--- start PROVIDED ENTRIES ---

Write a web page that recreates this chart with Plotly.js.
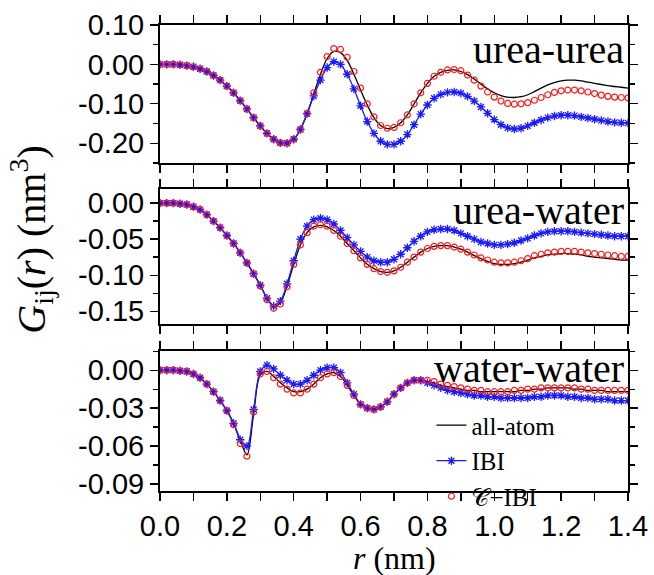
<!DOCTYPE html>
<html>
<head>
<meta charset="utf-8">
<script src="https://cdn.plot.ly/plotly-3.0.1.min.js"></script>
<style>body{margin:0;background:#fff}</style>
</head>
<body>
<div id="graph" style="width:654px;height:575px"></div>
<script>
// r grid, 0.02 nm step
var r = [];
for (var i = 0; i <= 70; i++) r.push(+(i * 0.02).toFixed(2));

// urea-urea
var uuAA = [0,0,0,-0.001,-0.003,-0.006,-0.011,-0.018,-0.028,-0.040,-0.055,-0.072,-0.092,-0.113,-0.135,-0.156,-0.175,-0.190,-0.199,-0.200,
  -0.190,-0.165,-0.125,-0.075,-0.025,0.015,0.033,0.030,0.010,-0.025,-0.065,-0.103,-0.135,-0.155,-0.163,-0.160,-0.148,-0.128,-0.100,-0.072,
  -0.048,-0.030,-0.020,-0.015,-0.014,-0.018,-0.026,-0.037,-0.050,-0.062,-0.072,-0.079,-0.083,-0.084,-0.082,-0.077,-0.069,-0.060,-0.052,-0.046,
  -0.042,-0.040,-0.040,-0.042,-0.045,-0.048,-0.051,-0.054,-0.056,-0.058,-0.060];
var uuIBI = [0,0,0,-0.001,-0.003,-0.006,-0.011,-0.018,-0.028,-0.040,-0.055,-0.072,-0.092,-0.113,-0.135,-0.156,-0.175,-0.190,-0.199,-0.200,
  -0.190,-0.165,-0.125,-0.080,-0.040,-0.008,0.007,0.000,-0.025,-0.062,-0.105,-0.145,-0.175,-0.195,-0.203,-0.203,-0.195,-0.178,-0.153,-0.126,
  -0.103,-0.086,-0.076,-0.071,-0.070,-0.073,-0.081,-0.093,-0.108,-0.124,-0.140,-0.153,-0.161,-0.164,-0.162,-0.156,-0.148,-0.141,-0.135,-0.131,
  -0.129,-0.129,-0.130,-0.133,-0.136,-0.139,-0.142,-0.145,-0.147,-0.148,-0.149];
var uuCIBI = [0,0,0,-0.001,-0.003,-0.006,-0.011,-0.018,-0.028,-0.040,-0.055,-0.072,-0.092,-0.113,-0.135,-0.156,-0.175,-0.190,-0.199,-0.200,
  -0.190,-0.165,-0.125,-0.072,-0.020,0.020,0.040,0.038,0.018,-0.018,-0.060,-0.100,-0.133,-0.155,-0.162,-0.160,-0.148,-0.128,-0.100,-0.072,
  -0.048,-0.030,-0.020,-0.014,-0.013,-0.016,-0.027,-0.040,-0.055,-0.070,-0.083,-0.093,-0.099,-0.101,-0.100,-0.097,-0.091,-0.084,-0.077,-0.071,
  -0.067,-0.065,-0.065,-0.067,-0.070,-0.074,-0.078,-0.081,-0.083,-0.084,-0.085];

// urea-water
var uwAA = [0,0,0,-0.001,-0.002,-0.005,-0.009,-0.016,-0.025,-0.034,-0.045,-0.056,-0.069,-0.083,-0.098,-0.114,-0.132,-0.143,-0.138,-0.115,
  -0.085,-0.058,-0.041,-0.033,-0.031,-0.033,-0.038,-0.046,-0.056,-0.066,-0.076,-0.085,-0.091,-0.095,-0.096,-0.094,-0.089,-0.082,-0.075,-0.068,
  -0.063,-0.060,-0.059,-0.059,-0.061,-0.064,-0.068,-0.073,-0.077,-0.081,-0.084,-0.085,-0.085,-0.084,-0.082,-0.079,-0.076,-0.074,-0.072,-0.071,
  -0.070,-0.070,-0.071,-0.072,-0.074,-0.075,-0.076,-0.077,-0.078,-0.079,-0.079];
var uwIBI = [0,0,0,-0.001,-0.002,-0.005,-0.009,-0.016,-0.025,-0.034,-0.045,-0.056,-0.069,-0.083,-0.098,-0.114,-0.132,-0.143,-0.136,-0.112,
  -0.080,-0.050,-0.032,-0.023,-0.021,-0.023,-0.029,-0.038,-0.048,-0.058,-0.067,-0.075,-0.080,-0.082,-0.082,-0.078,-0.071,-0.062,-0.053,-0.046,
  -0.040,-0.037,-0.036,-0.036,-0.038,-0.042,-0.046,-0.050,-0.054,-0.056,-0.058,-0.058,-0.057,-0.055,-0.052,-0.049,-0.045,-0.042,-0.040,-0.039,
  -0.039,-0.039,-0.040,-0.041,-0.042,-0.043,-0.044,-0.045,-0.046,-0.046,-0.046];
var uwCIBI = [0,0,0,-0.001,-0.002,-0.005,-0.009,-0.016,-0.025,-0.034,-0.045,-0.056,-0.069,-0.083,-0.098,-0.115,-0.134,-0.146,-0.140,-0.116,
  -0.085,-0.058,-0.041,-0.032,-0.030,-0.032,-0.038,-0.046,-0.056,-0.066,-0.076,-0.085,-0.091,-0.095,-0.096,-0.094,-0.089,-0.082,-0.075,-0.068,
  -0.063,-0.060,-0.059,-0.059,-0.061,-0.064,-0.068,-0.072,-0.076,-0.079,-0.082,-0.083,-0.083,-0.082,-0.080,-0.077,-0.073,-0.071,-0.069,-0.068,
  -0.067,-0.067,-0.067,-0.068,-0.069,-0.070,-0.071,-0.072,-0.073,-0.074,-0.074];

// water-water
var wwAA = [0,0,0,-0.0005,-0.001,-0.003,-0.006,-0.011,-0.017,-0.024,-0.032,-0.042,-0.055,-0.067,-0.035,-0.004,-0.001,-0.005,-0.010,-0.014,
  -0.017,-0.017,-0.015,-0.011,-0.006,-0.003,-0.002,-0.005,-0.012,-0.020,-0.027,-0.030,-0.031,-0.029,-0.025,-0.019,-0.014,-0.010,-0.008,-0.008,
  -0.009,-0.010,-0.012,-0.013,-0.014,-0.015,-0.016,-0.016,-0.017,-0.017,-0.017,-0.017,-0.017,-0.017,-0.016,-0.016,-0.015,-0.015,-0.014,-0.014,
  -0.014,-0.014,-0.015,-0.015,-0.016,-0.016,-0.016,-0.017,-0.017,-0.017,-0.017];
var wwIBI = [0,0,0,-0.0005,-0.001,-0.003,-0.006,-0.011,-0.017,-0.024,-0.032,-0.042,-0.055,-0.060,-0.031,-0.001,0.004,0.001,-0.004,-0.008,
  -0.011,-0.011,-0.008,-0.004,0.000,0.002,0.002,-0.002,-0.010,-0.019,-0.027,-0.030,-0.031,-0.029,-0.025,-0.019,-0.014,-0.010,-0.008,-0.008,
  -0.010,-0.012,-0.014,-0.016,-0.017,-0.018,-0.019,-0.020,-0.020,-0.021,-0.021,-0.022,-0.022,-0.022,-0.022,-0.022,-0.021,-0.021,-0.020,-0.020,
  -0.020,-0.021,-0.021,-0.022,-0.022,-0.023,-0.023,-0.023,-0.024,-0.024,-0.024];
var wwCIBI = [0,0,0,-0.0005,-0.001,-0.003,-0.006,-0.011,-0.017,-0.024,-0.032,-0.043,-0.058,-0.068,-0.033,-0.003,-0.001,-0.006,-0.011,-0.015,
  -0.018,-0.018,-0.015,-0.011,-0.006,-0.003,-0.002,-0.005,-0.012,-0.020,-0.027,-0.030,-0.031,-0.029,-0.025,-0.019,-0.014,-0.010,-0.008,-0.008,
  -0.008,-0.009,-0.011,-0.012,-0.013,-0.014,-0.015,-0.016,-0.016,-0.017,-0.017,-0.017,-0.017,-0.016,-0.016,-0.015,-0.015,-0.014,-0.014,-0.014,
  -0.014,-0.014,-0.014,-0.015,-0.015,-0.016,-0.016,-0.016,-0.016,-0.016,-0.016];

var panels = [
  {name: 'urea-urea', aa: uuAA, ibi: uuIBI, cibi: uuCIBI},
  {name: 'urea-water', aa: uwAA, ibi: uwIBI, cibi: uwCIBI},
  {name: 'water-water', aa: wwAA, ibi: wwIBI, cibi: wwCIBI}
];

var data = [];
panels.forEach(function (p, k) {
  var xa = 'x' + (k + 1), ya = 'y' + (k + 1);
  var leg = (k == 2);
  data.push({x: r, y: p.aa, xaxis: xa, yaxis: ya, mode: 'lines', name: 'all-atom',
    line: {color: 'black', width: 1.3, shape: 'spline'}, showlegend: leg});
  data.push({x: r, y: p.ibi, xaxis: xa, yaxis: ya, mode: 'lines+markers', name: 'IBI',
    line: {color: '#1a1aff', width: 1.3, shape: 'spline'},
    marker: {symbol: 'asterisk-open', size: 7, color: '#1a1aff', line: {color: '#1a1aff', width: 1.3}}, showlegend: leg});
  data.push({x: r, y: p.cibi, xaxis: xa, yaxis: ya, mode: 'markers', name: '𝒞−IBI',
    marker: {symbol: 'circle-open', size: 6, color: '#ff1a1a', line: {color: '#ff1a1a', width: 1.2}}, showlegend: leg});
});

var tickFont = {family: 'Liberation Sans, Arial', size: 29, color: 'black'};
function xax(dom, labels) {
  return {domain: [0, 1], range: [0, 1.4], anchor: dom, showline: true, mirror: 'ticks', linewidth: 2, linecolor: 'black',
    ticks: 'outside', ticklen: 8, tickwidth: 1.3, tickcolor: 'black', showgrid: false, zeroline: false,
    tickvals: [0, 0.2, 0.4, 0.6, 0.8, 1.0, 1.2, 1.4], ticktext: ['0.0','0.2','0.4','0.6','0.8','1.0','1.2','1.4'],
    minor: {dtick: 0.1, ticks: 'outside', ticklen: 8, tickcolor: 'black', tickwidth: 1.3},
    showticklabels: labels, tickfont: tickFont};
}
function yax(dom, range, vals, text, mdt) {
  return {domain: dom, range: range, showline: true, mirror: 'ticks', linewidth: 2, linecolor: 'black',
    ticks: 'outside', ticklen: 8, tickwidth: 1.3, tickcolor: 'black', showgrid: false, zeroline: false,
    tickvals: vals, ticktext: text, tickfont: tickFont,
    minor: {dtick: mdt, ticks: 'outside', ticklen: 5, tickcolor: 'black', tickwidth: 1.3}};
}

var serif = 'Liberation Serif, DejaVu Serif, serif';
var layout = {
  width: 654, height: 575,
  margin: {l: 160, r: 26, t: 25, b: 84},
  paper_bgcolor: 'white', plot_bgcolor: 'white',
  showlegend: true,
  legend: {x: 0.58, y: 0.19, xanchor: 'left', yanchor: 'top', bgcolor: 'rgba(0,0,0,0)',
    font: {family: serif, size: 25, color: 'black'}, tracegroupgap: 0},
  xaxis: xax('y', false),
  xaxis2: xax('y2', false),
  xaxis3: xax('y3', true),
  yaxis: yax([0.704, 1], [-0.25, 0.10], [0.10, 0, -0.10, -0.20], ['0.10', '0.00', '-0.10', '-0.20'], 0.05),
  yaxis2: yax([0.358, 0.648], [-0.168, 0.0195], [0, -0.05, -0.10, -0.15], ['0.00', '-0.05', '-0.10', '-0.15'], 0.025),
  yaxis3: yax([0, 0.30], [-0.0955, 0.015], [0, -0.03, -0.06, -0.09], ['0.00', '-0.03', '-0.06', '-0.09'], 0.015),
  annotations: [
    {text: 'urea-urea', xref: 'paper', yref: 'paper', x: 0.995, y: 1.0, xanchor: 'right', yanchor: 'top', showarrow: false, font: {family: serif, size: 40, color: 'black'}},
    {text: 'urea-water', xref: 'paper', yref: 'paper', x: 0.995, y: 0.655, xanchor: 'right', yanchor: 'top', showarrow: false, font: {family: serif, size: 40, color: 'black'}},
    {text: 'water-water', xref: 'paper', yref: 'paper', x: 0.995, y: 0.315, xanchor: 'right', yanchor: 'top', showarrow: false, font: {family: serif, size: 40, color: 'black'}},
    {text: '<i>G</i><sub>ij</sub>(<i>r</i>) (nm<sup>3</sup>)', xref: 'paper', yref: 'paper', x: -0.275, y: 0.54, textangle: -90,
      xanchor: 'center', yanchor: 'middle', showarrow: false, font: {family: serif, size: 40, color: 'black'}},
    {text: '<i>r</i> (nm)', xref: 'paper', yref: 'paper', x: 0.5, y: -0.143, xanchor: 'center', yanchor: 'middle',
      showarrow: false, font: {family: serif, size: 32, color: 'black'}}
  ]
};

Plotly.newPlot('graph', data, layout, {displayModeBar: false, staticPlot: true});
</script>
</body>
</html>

--- end PROVIDED ENTRIES ---
--- start PROVIDED ENTRIES ---

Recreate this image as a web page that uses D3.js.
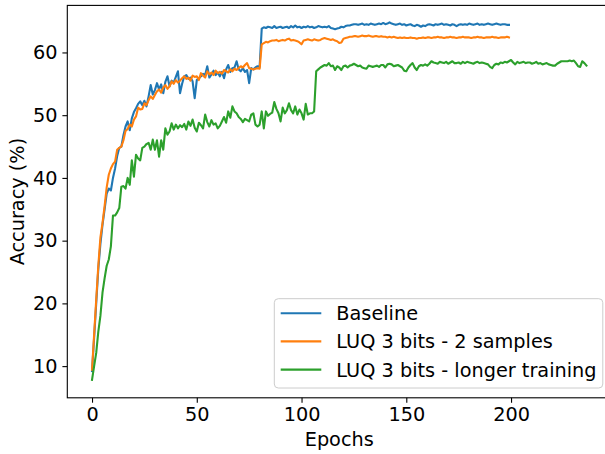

--- end PROVIDED ENTRIES ---

→ TO DO
Above are the records; copy exactly the lines from the one with "Write a web" through the one with "for (var i = 0;", including both, and nothing more. Leave out pictures.

→ TASK SOLUTION
Write a web page that recreates this chart with Plotly.js.
<!DOCTYPE html>
<html>
<head>
<meta charset="utf-8">
<script src="https://cdn.plot.ly/plotly-3.0.1.min.js"></script>
<style>body{margin:0;background:#fff}</style>
</head>
<body>
<div id="graph" style="width:654px;height:575px"></div>
<script>
// r grid, 0.02 nm step
var r = [];
for (var i = 0; i <= 70; i++) r.push(+(i * 0.02).toFixed(2));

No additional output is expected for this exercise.